SC is too old to be labeled either external or internal. it was around before there was any sort of split in philosophy. you can be more brute force about it like the mongolians or sumo guys, but you can also be more finesseful about it, like the baoding, tianjing, beijing styles.
-Fong
Bodywork wrote:In counter throwing the mechanic of NOT face changing, but rather holding your spine and attention forward and letting your weight sink you can pivot from the spine while attacking. To say it differently you can receive their force on side creating a hole, while they can't seem to "get" your center, all while your other side is attacking and moving them. It's a way of holding the body I mentioned above that will not allow-or at least make it extremely difficult to let an opponent get your weight on one side and cut your weight out from below or take your shoulders over the top. Your mass can be sustained in the opposite side from that they are attacking instantly, and then used to throw them. It's a very fast way to move and feels like hard rubber to try and move.
Think of pushing on a door as it flies open
Now
Think of the door having a rod as a pivot in the middle. The harder and faster you push on the left, the harder and faster it will hit you on the right.
Now
Think of the door being suspended in the air by a big ball bearing supported from a steel rod in the ground. It can pivot in the center of its mass.
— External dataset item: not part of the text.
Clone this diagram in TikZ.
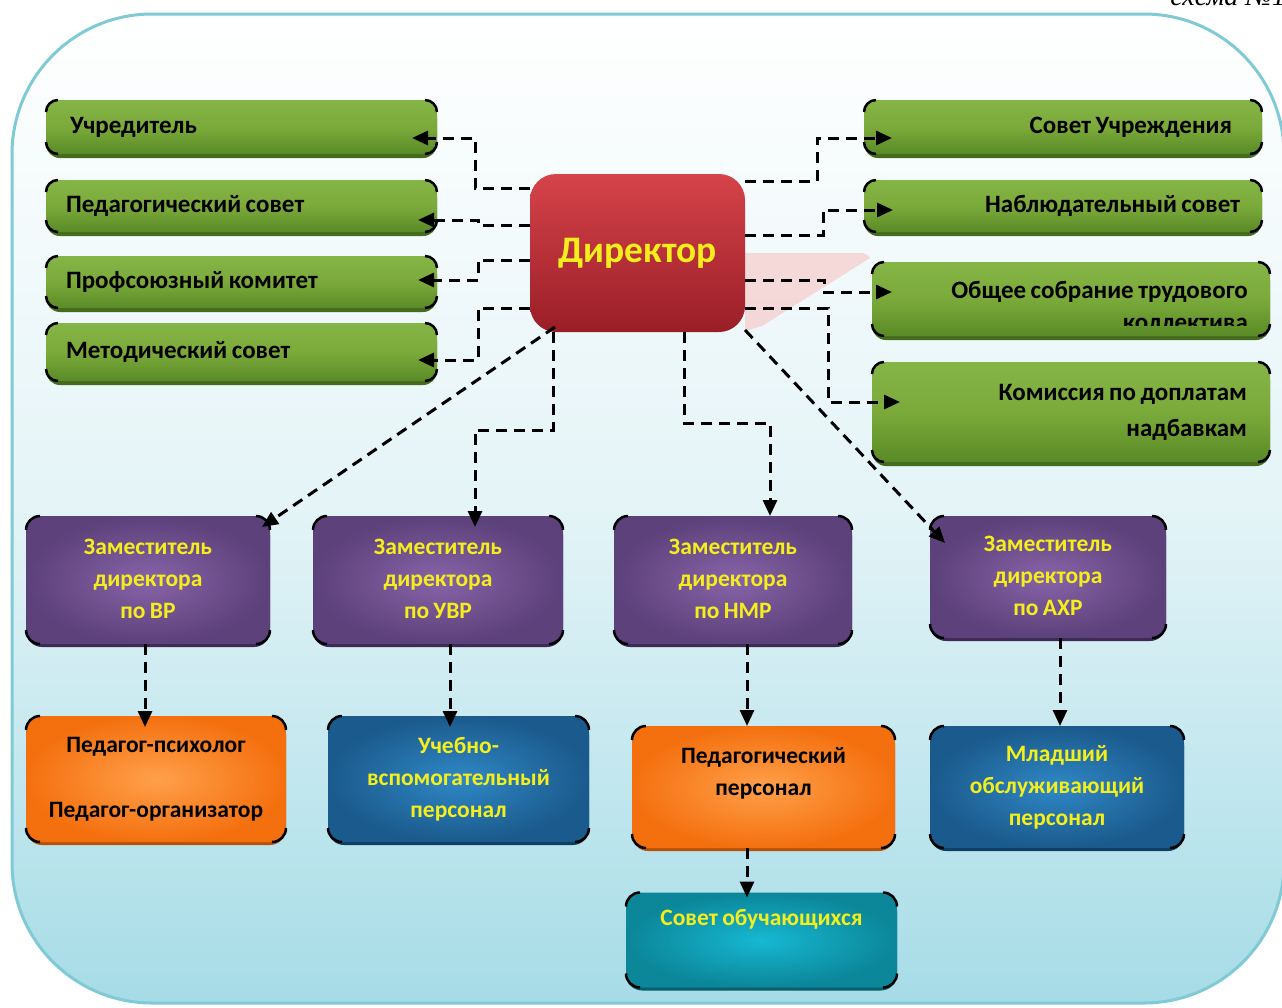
\documentclass[tikz,border=0pt]{standalone}
\usepackage{fontspec}
\setmainfont{Carlito}[WordSpace=0.8]
\newfontfamily\schemafont{Liberation Serif}
\usetikzlibrary{arrows.meta,shadows}
\definecolor{bgLine}{HTML}{7FCAD5}
\definecolor{bgMid}{HTML}{E4F4F7}
\definecolor{bgBot}{HTML}{A6DCE7}
\definecolor{gTop}{HTML}{86B547}
\definecolor{gMid}{HTML}{7BAA3B}
\definecolor{gBot}{HTML}{5A8A26}
\definecolor{gShd}{HTML}{456B1D}
\definecolor{pIn}{HTML}{8863A8}
\definecolor{pOut}{HTML}{5C417A}
\definecolor{pShd}{HTML}{3E2A55}
\definecolor{oIn}{HTML}{FFA04A}
\definecolor{oOut}{HTML}{F4700F}
\definecolor{oShd}{HTML}{B65308}
\definecolor{bIn}{HTML}{2F88C6}
\definecolor{bOut}{HTML}{1B5A8C}
\definecolor{bShd}{HTML}{0F3D63}
\definecolor{tIn}{HTML}{16B8D2}
\definecolor{tOut}{HTML}{0C8699}
\definecolor{tShd}{HTML}{085F6C}
\definecolor{dTop}{HTML}{D6434A}
\definecolor{dBot}{HTML}{9A1E27}
\definecolor{ylw}{HTML}{F4EE1C}
\definecolor{pinkish}{HTML}{F6D3D3}

\newcommand\boxcorners[2]{%
  \draw[cornermark] ([yshift=-#2]#1.north west) arc[start angle=180,end angle=90,radius=#2];
  \draw[cornermark] ([xshift=-#2]#1.north east) arc[start angle=90,end angle=0,radius=#2];
  \draw[cornermark] ([yshift=#2]#1.south east) arc[start angle=0,end angle=-90,radius=#2];
  \draw[cornermark] ([xshift=#2]#1.south west) arc[start angle=270,end angle=180,radius=#2];
}

\begin{document}
\begin{tikzpicture}[x=1pt,y=-1pt,
  box/.style={rectangle, rounded corners=14pt, inner sep=0pt, outer sep=0pt},
  gfont/.style={font=\bfseries\fontsize{25}{31}\selectfont},
  gbox/.style={box, top color=gTop, bottom color=gBot, middle color=gMid,
    general shadow={fill=gShd, shadow yshift=-4pt}, gfont, text=black},
  sfont/.style={font=\bfseries\fontsize{23.5}{32}\selectfont},
  pbox/.style={box, rounded corners=16pt, inner color=pIn, outer color=pOut,
    general shadow={fill=pShd, shadow yshift=-3pt},
    text=ylw, align=center, sfont},
  obox/.style={box, rounded corners=16pt, inner color=oIn, outer color=oOut,
    general shadow={fill=oShd, shadow yshift=-3pt},
    text=black, align=center, sfont},
  bbox/.style={box, rounded corners=16pt, inner color=bIn, outer color=bOut,
    general shadow={fill=bShd, shadow yshift=-3pt},
    text=ylw, align=center, sfont},
  tbox/.style={box, rounded corners=16pt, inner color=tIn, outer color=tOut,
    general shadow={fill=tShd, shadow yshift=-3pt},
    text=ylw, align=center, sfont},
  dbox/.style={box, rounded corners=26pt, top color=dTop, bottom color=dBot,
    text=ylw, font=\bfseries\fontsize{37.5}{40}\selectfont},
  cornermark/.style={draw=black, line width=2.5pt},
  conn/.style={draw=black, line width=3pt, dash pattern=on 11pt off 7pt,
    -{Triangle[length=16pt,width=14pt]}}
]
\useasboundingbox (0,0) rectangle (1282,1007);

% background panel
\path[draw=bgLine, line width=3pt, rounded corners=140pt,
  top color=white, bottom color=bgBot, middle color=bgMid]
  (12,14) rectangle (1284,1003);

\node[font=\schemafont\itshape\fontsize{28}{30}\selectfont, anchor=base east, inner sep=0pt]
  (schema) at (1286,5) {схема №1};

% pink translucent band
\fill[pinkish, opacity=0.85] (745,253) -- (860,253) to[out=0,in=120] (870,258)
  -- (762,326) -- (745,331) -- cycle;

% director
\node[dbox, minimum width=215pt, minimum height=158pt] (dir) at (637.5,253) {Директор};

% left green boxes
\node[gbox, minimum width=391pt, minimum height=54pt]
  (uch) at (241.5,127) {\makebox[343pt][l]{Учредитель}};
\node[gbox, minimum width=391pt, minimum height=52pt]
  (ped) at (241.5,206) {\makebox[351pt][l]{Педагогический совет}};
\node[gbox, minimum width=391pt, minimum height=52pt]
  (prof) at (241.5,282) {\makebox[351pt][l]{Профсоюзный комитет}};
\node[gbox, minimum width=391pt, minimum height=58pt]
  (met) at (241.5,352) {\makebox[351pt][l]{Методический совет}};

% right green boxes
\node[gbox, minimum width=398pt, minimum height=54pt]
  (sovu) at (1063,127) {\makebox[338pt][r]{Совет Учреждения}};
\node[gbox, minimum width=398pt, minimum height=52pt]
  (nabl) at (1063,206) {\makebox[354pt][r]{Наблюдательный совет}};
\node[gbox, minimum width=398pt, minimum height=74pt] (obsh) at (1071,299) {};
\begin{scope}
  \clip (obsh.north west) rectangle ([yshift=11pt]obsh.south east);
  \node[gfont, anchor=base east, inner sep=0pt]
    (obshtxt) at (1248,298) {Общее собрание трудового};
  \node[gfont, anchor=base east, inner sep=0pt]
    (obshtxt2) at (1248,330) {коллектива};
\end{scope}
\node[gbox, minimum width=398pt, minimum height=100pt, align=center]
  (kom) at (1071,412) {\makebox[352pt][r]{Комиссия по доплатам}\\[5pt]\makebox[352pt][r]{надбавкам}};

% deputies
\node[pbox, minimum width=244pt, minimum height=128pt] (vr) at (148,580)
  {\raisebox{3pt}{Заместитель}\\\raisebox{3pt}{директора}\\\raisebox{3pt}{по ВР}};
\node[pbox, minimum width=250pt, minimum height=128pt] (uvr) at (438,580)
  {\raisebox{3pt}{Заместитель}\\\raisebox{3pt}{директора}\\\raisebox{3pt}{по УВР}};
\node[pbox, minimum width=238pt, minimum height=128pt] (nmr) at (733,580)
  {\raisebox{3pt}{Заместитель}\\\raisebox{3pt}{директора}\\\raisebox{3pt}{по НМР}};
\node[pbox, minimum width=236pt, minimum height=122pt] (ahr) at (1048,577)
  {\raisebox{3pt}{Заместитель}\\\raisebox{3pt}{директора}\\\raisebox{3pt}{по АХР}};

% staff
\node[obox, minimum width=260pt, minimum height=126pt] (o1) at (156,779)
  {Педагог-психолог\\[33pt]Педагог-организатор};
\node[bbox, minimum width=261pt, minimum height=126pt] (b1) at (458.5,779)
  {Учебно-\\вспомогательный\\персонал};
\node[obox, minimum width=263pt, minimum height=122pt] (o2) at (763.5,787)
  {Педагогический\\персонал\\~};
\node[bbox, minimum width=254pt, minimum height=122pt] (b2) at (1057,787)
  {Младший\\обслуживающий\\персонал};
\node[tbox, minimum width=271pt, minimum height=95pt] (teal) at (761.5,940)
  {\raisebox{15pt}[0pt][0pt]{Совет обучающихся}};

% corner marks
\boxcorners{uch}{12pt}
\boxcorners{ped}{12pt}
\boxcorners{prof}{12pt}
\boxcorners{met}{12pt}
\boxcorners{sovu}{12pt}
\boxcorners{nabl}{12pt}
\boxcorners{obsh}{12pt}
\boxcorners{kom}{12pt}
\boxcorners{vr}{14pt}
\boxcorners{uvr}{14pt}
\boxcorners{nmr}{14pt}
\boxcorners{ahr}{14pt}
\boxcorners{o1}{14pt}
\boxcorners{b1}{14pt}
\boxcorners{o2}{14pt}
\boxcorners{b2}{14pt}
\boxcorners{teal}{14pt}

% connectors: left
\draw[conn, shorten >=-25pt] (dir.west |- 0,188) -- (475,188) -- (475,138) -- (uch.east |- 0,138);
\draw[conn, shorten >=-19pt] (dir.west |- 0,225) -- (478,225) -- (478,220) -- (ped.east |- 0,220);
\draw[conn, shorten >=-19pt] (dir.west |- 0,260) -- (478,260) -- (478,280) -- (prof.east |- 0,280);
\draw[conn, shorten >=-19pt] (dir.west |- 0,308) -- (478,308) -- (478,360) -- (met.east |- 0,360);
% connectors: right
\draw[conn, shorten >=-28pt] (dir.east |- 0,181) -- (817,181) -- (817,138) -- (sovu.west |- 0,138);
\draw[conn, shorten >=-29pt] (dir.east |- 0,235) -- (823,235) -- (823,210) -- (nabl.west |- 0,210);
\draw[conn, shorten >=-20pt] (dir.east |- 0,280) -- (824,280) -- (824,292) -- (obsh.west |- 0,292);
\draw[conn, shorten >=-28pt] (dir.east |- 0,308) -- (828,308) -- (828,402) -- (kom.west |- 0,402);
% connectors: down
\draw[conn] ([xshift=25pt,yshift=5pt]dir.south west) -- ([xshift=-8pt,yshift=-11pt]vr.north east);
\draw[conn, shorten >=-11pt] (dir.south -| 553,0) -- (553,430) -- (475,430) -- (uvr.north -| 475,0);
\draw[conn] (dir.south -| 684,0) -- (684,423) -- (770,423) -- (nmr.north -| 770,0);
\draw[conn] ([yshift=2pt]dir.south east) -- ([xshift=15pt,yshift=-27pt]ahr.north west);
\draw[conn, shorten >=-11pt] (vr.south -| 145,0) -- (o1.north -| 145,0);
\draw[conn, shorten >=-11pt] (uvr.south -| 450,0) -- (b1.north -| 450,0);
\draw[conn] (nmr.south -| 747,0) -- (o2.north -| 747,0);
\draw[conn] (ahr.south -| 1060,0) -- (b2.north -| 1060,0);
\draw[conn, shorten >=-5pt] (o2.south -| 747,0) -- (teal.north -| 747,0);
\end{tikzpicture}
\end{document}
Now matter where you push your force is released and you are hit from the other side, up, down, low to high, high to low. With no one ever being able to "get" your center.
Now
Think of the door having a movable and rotational ball bearing that is free ranging and can get support not only from a single positional point, but can change from left to right in an instant
Now
Imagine that wood can hit you at will without any need for incoming force.
The door sides are your body axis. The pivot in the middle is your spine; the center is your dantien. All of that is just simple structure use in grappling. But there is no way of getting there by lifting, flexing or simply trying to unify the body through grappling. It is through intent, and slow progress and gradual increases in resistense on to fighting. There is a host of other skills to add to that; Joining and manipulating the upper and lower and how to use them in various ways, expanding and contracting, twisting, while maintaining a central alignment, aiding that with breath power, and the multiplicities of directed forces. Out-in, expand-release, contract-draw in and then aiding -that- with breath power. IMO these ways of moving are different in many aspects from normal movement.
Thanks D Glenn.
If internal arts develop a specific shen fa, then is the secret to having internal power in your movement contained within the specific shen fa or is it simply being able to maintain a shen fa, any shen fa, in everything you do?